**Aim of the task**
Below are several entries. Transcribe exactly those lines that fall from the one with "Write the matplotlib code for this chart." through the one with "ax = fig.add_axes([143", end lines included.

**Supplied entries**
--------------------

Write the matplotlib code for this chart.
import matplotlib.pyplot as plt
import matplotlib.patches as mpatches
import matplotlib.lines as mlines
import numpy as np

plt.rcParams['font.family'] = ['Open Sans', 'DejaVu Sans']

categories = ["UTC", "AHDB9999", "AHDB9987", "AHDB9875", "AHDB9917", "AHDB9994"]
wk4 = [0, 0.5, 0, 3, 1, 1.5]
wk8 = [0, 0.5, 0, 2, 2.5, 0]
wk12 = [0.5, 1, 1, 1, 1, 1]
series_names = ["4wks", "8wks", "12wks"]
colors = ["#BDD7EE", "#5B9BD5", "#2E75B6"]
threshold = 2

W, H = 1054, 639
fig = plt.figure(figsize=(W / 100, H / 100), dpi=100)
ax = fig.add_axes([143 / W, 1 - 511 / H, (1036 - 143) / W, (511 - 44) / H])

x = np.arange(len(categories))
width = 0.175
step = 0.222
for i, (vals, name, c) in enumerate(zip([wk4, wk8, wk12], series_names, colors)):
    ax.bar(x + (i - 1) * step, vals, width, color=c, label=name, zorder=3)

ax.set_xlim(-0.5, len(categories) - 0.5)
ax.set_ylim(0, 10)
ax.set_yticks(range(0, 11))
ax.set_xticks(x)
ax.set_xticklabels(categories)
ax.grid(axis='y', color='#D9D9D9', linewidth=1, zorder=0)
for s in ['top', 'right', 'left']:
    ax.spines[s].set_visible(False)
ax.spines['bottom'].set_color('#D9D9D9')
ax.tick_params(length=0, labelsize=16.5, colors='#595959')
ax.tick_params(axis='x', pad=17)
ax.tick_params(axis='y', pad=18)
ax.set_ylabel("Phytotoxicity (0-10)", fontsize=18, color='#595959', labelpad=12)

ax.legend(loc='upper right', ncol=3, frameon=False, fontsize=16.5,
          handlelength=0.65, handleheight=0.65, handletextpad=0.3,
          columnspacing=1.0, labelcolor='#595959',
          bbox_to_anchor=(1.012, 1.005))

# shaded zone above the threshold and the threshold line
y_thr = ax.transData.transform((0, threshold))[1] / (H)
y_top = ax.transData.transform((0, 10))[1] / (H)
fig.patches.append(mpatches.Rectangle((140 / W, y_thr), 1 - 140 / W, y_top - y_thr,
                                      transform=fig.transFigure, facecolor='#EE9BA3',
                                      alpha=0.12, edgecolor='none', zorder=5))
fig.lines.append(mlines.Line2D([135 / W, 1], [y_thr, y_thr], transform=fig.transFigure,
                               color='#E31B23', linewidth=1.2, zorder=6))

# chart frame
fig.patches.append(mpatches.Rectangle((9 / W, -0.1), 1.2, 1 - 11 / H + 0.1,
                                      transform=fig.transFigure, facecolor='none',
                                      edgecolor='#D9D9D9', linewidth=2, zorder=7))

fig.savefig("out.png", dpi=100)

--------------------

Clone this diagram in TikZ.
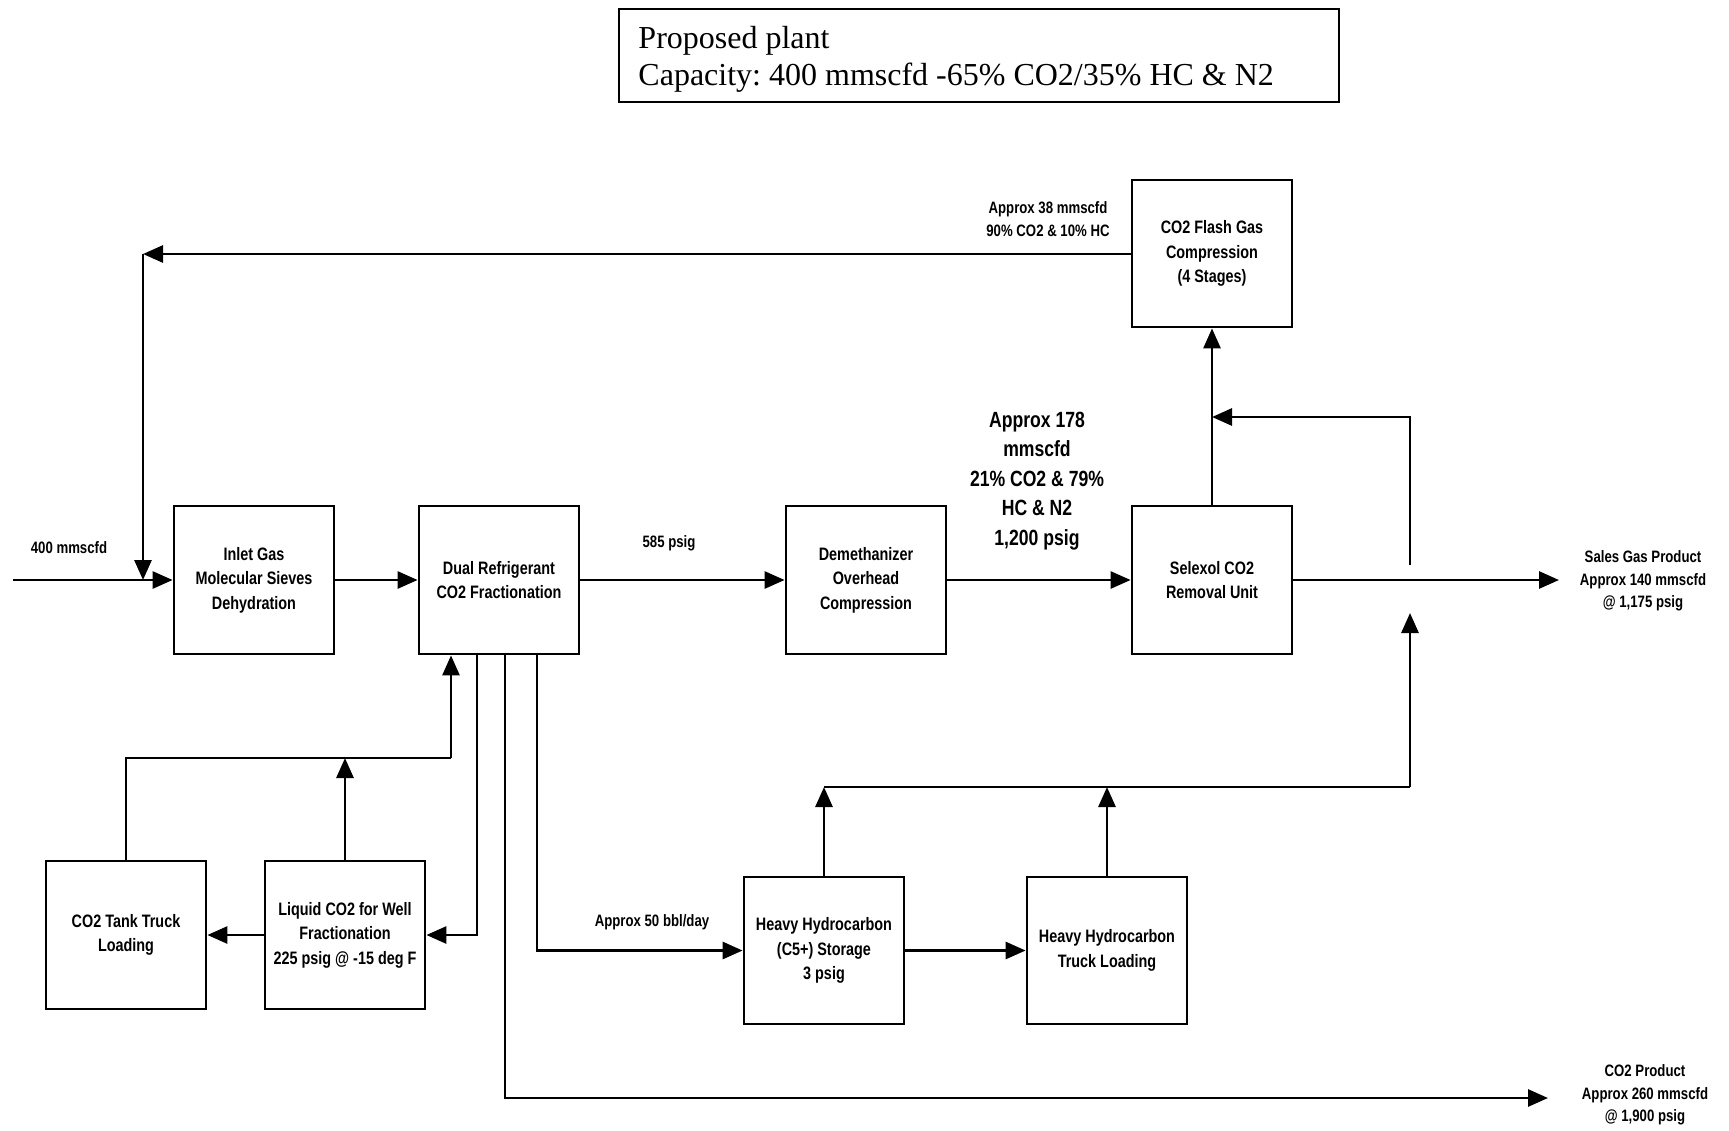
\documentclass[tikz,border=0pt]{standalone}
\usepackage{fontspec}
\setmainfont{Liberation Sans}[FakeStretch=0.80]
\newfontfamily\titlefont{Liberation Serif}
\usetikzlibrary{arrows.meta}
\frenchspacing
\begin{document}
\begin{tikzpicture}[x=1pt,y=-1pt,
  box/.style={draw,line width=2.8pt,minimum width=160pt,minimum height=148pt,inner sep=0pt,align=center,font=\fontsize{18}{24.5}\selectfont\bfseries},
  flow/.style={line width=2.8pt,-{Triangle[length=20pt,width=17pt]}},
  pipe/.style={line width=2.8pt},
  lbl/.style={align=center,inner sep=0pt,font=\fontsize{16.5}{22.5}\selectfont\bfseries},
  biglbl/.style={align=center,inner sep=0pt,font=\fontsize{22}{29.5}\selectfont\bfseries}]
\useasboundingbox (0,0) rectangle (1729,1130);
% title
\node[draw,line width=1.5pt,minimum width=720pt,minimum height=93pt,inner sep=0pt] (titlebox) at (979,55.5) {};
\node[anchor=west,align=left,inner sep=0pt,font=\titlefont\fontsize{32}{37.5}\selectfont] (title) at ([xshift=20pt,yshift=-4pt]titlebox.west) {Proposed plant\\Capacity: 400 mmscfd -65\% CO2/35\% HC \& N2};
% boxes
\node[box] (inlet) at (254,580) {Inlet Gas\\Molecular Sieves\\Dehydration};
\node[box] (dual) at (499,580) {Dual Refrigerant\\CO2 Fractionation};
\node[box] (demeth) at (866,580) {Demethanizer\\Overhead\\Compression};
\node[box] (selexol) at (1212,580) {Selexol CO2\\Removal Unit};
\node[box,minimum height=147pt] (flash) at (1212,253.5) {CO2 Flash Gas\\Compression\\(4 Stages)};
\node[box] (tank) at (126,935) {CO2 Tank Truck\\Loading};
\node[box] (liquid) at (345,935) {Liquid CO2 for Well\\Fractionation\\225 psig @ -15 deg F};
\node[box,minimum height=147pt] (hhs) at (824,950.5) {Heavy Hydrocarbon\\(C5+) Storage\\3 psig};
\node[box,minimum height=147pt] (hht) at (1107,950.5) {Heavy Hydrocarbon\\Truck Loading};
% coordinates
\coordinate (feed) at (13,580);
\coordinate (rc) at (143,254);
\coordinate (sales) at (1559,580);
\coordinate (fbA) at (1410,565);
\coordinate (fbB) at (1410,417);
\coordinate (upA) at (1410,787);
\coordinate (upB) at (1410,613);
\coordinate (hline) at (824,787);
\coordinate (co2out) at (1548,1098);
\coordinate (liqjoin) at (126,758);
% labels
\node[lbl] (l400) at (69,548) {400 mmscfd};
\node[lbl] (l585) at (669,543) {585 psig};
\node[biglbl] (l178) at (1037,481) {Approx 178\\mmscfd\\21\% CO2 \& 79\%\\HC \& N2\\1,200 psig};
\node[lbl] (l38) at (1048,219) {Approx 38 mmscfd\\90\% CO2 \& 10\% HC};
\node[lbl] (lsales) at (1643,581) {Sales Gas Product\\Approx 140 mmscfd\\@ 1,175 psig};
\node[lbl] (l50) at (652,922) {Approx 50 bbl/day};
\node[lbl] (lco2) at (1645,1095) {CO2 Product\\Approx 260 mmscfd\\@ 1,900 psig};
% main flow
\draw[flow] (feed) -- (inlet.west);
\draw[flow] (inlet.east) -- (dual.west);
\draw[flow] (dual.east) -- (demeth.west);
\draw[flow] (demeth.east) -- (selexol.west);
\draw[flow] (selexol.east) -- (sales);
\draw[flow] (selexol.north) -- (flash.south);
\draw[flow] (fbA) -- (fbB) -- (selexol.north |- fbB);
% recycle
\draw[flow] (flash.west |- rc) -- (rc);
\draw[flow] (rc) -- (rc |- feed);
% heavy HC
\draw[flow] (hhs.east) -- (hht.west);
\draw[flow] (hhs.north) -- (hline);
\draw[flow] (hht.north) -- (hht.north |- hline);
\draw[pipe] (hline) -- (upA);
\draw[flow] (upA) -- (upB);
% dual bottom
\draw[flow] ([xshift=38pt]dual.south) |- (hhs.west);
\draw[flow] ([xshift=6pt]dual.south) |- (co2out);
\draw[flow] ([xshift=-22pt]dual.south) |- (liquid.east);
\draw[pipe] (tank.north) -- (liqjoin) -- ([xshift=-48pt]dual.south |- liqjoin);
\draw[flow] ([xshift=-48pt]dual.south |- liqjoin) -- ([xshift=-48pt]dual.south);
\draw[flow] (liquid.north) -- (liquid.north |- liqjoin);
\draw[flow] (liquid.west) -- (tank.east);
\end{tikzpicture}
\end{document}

--------------------

**Full output**
Write the matplotlib code for this chart.
import matplotlib.pyplot as plt
import matplotlib.patches as mpatches
import matplotlib.lines as mlines
import numpy as np

plt.rcParams['font.family'] = ['Open Sans', 'DejaVu Sans']

categories = ["UTC", "AHDB9999", "AHDB9987", "AHDB9875", "AHDB9917", "AHDB9994"]
wk4 = [0, 0.5, 0, 3, 1, 1.5]
wk8 = [0, 0.5, 0, 2, 2.5, 0]
wk12 = [0.5, 1, 1, 1, 1, 1]
series_names = ["4wks", "8wks", "12wks"]
colors = ["#BDD7EE", "#5B9BD5", "#2E75B6"]
threshold = 2

W, H = 1054, 639
fig = plt.figure(figsize=(W / 100, H / 100), dpi=100)
ax = fig.add_axes([143 / W, 1 - 511 / H, (1036 - 143) / W, (511 - 44) / H])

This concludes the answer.